Select, from the data, each line where "that" occurs.
* * *
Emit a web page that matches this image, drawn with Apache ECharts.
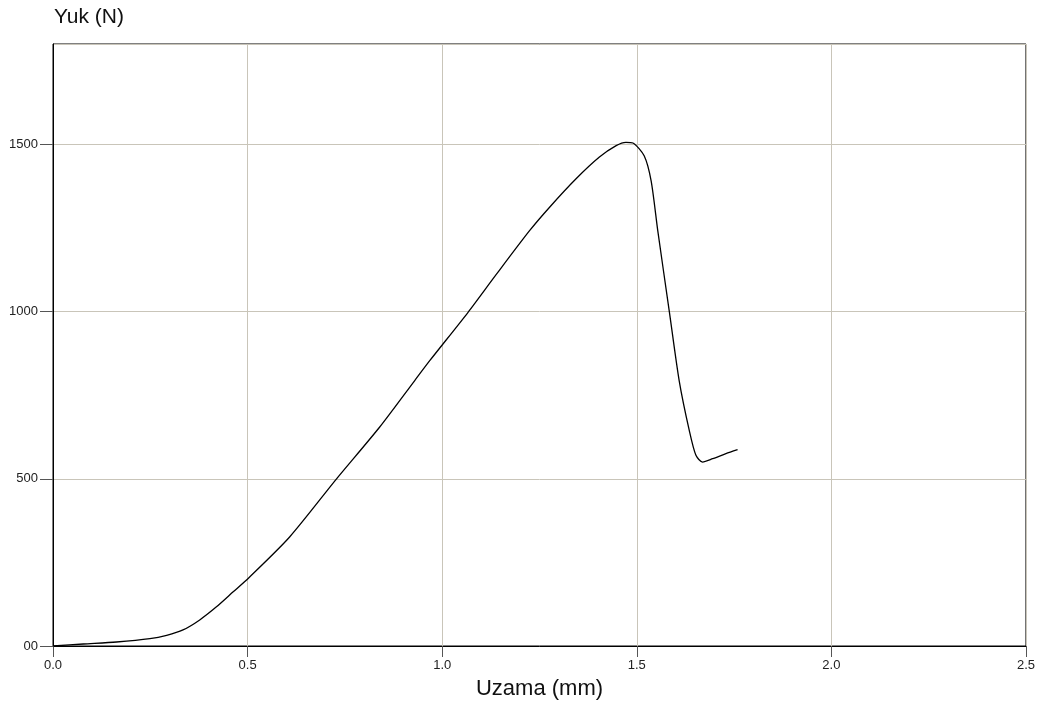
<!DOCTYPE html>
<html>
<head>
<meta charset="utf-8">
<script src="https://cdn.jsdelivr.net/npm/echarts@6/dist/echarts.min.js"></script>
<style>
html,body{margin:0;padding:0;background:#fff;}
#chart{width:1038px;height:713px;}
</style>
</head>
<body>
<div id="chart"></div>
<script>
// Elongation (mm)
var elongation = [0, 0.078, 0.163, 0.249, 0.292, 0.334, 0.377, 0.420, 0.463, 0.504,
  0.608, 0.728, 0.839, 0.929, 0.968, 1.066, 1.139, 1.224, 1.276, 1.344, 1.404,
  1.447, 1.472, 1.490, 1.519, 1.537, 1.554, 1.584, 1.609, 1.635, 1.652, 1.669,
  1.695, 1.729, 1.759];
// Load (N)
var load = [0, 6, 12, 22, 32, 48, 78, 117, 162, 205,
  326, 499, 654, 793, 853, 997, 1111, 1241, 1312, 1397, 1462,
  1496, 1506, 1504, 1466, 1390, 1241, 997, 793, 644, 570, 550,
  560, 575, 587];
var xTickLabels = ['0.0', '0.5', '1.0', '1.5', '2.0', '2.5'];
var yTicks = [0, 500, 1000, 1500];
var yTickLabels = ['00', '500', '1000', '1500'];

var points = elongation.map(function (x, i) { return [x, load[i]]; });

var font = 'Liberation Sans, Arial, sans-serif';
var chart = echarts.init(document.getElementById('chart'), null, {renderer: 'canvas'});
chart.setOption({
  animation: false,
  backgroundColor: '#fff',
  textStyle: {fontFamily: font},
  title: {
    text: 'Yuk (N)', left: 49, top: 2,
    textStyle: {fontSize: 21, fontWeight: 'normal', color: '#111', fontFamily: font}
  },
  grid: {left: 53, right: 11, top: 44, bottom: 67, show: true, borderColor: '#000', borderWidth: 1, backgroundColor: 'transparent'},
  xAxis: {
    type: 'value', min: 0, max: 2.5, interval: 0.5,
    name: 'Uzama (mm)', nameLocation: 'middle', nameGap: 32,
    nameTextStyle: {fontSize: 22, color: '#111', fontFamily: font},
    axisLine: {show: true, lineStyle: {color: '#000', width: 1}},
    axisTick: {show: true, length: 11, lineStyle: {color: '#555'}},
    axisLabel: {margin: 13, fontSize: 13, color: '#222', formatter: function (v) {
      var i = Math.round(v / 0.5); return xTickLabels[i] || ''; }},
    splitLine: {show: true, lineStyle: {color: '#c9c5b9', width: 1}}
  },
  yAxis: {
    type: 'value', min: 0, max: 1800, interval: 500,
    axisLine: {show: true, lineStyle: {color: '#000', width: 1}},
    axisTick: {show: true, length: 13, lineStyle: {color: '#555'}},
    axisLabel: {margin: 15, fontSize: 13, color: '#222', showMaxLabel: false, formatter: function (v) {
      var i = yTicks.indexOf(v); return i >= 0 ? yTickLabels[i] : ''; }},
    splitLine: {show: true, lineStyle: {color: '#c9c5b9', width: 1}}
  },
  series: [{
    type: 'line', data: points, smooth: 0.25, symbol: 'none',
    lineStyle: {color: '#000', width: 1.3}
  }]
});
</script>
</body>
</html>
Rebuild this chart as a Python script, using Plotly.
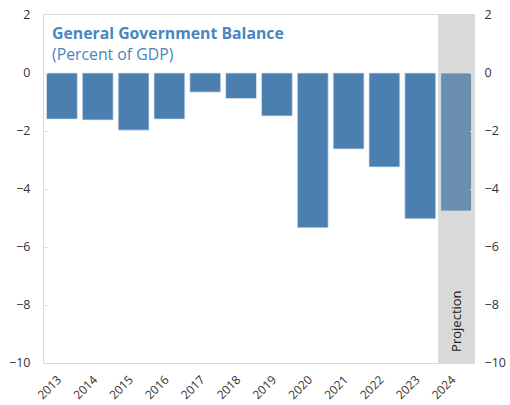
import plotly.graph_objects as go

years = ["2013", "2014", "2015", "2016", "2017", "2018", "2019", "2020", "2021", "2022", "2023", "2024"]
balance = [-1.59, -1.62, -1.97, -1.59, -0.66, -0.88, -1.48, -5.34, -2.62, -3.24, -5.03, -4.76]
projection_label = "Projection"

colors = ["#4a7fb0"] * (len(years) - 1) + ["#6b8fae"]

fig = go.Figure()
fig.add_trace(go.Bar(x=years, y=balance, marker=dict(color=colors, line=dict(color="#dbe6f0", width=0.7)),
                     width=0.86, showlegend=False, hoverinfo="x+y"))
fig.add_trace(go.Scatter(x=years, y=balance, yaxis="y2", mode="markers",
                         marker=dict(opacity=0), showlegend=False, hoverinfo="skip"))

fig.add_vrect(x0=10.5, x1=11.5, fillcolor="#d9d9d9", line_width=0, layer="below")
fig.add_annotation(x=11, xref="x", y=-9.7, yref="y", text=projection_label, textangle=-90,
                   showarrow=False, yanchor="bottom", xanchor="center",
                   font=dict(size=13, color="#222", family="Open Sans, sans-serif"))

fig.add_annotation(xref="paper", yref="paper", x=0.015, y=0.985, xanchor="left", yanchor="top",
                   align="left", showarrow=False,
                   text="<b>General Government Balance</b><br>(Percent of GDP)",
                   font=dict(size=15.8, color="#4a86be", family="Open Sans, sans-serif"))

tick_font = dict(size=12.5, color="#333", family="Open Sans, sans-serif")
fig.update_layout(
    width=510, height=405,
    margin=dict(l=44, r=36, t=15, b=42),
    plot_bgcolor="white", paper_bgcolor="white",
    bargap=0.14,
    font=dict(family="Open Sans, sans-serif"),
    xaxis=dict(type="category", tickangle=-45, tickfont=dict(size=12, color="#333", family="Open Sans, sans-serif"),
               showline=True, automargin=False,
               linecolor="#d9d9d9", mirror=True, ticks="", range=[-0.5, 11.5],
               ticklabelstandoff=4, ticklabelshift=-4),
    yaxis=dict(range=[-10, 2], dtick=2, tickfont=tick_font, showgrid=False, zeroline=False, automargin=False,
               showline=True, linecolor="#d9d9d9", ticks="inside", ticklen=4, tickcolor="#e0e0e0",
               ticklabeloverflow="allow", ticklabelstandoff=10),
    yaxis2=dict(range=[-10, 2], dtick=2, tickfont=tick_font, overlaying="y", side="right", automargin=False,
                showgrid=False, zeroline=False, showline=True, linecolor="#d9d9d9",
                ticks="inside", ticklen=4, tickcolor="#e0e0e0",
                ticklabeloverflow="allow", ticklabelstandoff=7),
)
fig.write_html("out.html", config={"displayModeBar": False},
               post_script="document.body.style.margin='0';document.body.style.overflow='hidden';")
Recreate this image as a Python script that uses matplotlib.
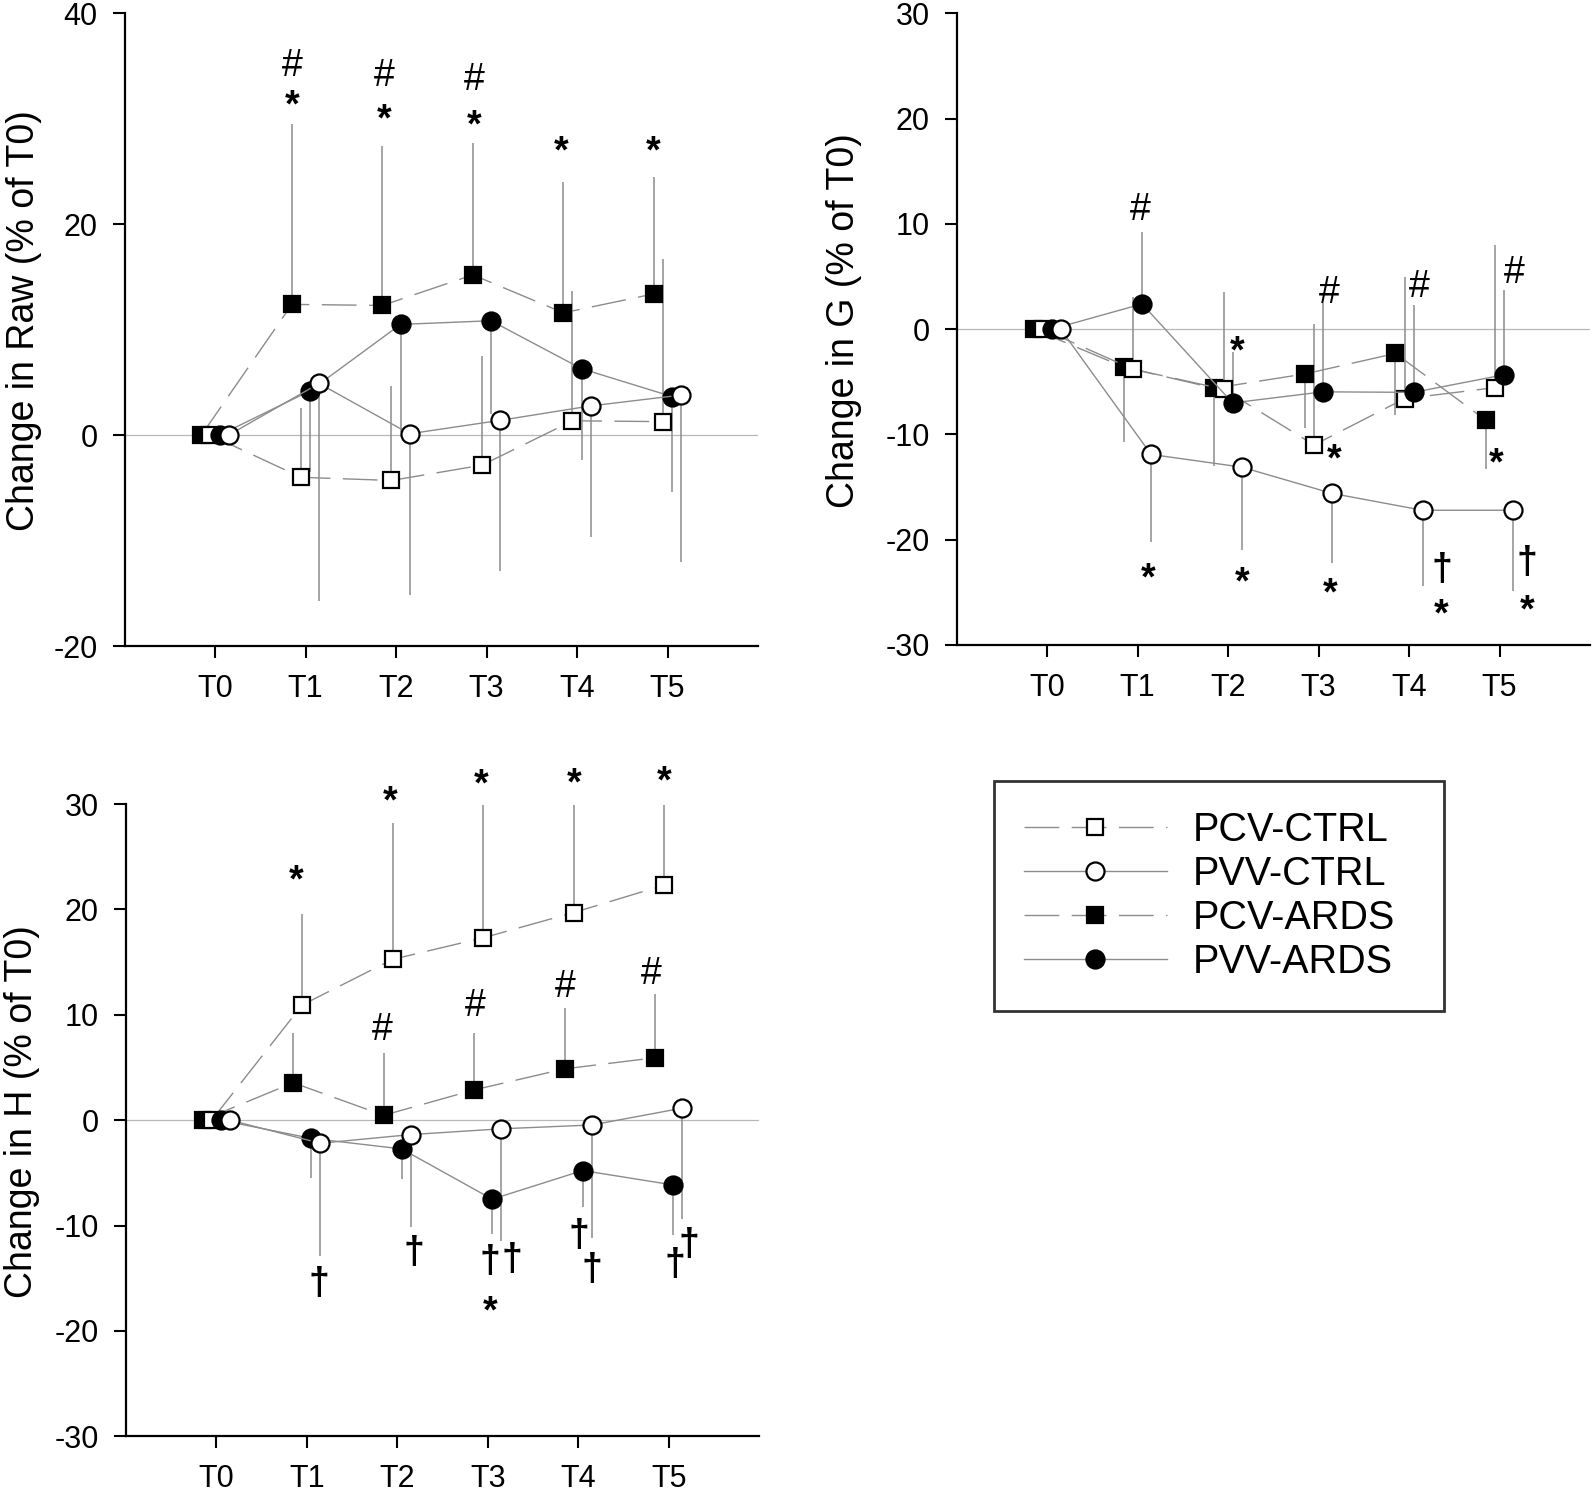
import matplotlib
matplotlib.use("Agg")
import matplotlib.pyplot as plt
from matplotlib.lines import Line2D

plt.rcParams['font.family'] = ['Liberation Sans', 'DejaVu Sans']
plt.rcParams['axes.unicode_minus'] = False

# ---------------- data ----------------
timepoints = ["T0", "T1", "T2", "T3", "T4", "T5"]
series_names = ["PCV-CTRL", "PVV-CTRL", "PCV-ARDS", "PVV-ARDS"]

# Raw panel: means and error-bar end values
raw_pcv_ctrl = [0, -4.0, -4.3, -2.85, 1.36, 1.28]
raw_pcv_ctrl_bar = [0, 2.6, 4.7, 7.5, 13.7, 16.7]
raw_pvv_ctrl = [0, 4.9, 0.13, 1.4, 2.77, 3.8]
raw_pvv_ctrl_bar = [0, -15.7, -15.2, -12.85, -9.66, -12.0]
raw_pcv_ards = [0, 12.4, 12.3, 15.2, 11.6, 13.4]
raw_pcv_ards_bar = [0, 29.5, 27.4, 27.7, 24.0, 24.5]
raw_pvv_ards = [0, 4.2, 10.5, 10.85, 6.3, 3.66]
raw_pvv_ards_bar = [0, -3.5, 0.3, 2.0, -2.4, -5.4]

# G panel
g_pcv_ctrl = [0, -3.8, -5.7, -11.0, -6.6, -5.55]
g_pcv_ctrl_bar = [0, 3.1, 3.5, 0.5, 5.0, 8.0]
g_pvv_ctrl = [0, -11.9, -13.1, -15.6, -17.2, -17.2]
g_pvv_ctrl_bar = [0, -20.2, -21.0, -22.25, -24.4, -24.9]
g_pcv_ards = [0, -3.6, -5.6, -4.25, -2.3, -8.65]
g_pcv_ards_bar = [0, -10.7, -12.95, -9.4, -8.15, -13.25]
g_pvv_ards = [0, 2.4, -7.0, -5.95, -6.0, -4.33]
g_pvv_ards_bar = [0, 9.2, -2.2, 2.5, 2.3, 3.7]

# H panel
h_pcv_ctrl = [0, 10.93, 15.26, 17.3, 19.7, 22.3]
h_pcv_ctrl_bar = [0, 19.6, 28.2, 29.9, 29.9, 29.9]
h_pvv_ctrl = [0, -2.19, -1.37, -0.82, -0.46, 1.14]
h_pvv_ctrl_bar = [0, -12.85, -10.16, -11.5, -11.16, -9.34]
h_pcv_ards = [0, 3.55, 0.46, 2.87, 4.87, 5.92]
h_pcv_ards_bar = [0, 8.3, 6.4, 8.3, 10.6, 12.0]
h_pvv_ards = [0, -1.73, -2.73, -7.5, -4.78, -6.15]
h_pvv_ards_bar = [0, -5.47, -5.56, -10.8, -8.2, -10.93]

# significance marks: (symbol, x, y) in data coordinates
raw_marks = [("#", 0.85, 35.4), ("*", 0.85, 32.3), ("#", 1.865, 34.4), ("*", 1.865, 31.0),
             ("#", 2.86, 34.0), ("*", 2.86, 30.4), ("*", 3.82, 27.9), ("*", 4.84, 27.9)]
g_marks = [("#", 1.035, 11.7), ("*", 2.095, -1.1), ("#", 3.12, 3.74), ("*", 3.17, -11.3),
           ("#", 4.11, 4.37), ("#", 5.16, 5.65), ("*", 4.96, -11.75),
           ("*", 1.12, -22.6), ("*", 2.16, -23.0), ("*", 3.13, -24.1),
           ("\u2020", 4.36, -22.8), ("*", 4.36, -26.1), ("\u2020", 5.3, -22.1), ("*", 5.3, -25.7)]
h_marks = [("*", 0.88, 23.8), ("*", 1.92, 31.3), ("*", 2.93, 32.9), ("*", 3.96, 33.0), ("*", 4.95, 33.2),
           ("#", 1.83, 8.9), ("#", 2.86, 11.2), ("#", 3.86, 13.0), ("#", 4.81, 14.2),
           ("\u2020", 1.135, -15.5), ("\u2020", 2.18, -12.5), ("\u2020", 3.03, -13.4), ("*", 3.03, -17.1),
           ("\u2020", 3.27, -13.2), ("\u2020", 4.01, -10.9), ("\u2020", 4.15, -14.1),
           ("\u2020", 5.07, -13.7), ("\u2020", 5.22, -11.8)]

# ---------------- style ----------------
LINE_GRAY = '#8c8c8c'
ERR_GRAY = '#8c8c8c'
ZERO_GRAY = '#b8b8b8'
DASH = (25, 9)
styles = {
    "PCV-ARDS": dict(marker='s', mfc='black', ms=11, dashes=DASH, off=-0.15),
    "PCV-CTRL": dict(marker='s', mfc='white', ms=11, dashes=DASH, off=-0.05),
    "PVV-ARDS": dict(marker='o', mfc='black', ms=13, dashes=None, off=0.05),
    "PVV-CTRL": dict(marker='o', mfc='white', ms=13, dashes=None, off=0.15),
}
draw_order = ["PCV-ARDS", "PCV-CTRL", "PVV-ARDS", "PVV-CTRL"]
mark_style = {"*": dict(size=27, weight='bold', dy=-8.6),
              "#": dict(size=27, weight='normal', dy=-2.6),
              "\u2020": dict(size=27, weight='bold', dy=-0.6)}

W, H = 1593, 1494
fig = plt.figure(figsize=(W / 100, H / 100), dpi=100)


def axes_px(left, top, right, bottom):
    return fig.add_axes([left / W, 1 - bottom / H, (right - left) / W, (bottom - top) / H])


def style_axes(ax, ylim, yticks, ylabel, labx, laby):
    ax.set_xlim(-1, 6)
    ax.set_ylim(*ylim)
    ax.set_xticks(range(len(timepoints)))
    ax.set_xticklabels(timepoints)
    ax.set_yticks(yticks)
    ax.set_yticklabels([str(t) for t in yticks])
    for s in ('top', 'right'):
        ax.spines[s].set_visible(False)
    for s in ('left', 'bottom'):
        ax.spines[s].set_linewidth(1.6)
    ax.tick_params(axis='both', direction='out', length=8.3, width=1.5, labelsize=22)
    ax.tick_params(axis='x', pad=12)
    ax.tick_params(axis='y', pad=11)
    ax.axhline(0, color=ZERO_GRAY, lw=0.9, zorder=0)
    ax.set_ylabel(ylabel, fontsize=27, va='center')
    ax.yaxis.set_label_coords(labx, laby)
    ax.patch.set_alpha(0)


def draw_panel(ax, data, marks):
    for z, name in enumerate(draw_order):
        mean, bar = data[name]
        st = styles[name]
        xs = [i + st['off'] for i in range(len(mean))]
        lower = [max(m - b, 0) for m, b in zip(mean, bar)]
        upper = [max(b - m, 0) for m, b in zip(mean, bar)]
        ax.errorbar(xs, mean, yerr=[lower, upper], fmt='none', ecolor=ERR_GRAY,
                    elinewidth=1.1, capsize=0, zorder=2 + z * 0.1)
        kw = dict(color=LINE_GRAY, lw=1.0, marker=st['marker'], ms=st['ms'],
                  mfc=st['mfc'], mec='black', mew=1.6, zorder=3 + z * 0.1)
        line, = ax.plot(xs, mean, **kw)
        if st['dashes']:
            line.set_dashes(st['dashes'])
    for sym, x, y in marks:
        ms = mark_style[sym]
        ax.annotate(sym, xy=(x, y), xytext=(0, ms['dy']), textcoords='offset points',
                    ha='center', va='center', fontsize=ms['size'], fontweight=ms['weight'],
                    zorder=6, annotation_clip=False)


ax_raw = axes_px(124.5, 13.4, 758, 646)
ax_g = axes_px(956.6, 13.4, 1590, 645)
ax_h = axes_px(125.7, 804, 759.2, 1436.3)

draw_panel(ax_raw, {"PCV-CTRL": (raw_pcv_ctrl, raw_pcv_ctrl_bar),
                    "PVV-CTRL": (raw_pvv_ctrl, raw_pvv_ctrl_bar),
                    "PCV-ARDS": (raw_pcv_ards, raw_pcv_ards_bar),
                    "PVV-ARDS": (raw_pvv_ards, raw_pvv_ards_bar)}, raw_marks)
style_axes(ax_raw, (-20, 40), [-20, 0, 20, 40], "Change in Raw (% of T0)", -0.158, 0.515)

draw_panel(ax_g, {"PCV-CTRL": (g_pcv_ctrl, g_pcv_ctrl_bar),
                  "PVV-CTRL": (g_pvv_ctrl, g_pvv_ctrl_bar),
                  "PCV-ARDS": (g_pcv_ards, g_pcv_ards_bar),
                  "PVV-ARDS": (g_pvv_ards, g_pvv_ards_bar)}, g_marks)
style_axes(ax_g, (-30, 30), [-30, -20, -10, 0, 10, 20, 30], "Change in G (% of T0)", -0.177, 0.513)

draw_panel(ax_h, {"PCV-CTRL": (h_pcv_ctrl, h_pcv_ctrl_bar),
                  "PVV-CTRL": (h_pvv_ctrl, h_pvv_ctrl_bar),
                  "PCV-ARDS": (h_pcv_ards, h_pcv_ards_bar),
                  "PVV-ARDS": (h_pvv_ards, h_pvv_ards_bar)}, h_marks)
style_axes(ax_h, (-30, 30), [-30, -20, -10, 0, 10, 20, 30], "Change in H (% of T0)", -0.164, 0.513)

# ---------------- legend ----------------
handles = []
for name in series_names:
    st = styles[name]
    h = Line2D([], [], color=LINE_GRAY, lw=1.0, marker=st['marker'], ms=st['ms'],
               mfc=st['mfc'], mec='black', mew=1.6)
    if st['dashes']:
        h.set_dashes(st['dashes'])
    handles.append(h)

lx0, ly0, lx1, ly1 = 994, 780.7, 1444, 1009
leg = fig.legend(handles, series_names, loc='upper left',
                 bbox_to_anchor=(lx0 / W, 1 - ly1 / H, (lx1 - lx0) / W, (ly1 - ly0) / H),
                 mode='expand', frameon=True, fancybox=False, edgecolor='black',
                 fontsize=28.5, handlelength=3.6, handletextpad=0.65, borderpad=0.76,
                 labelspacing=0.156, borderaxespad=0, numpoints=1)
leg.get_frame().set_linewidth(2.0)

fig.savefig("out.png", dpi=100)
* * *
Result of the exercise
Emit a web page that matches this image, drawn with Apache ECharts.
Recreate this image as a Python script that uses matplotlib.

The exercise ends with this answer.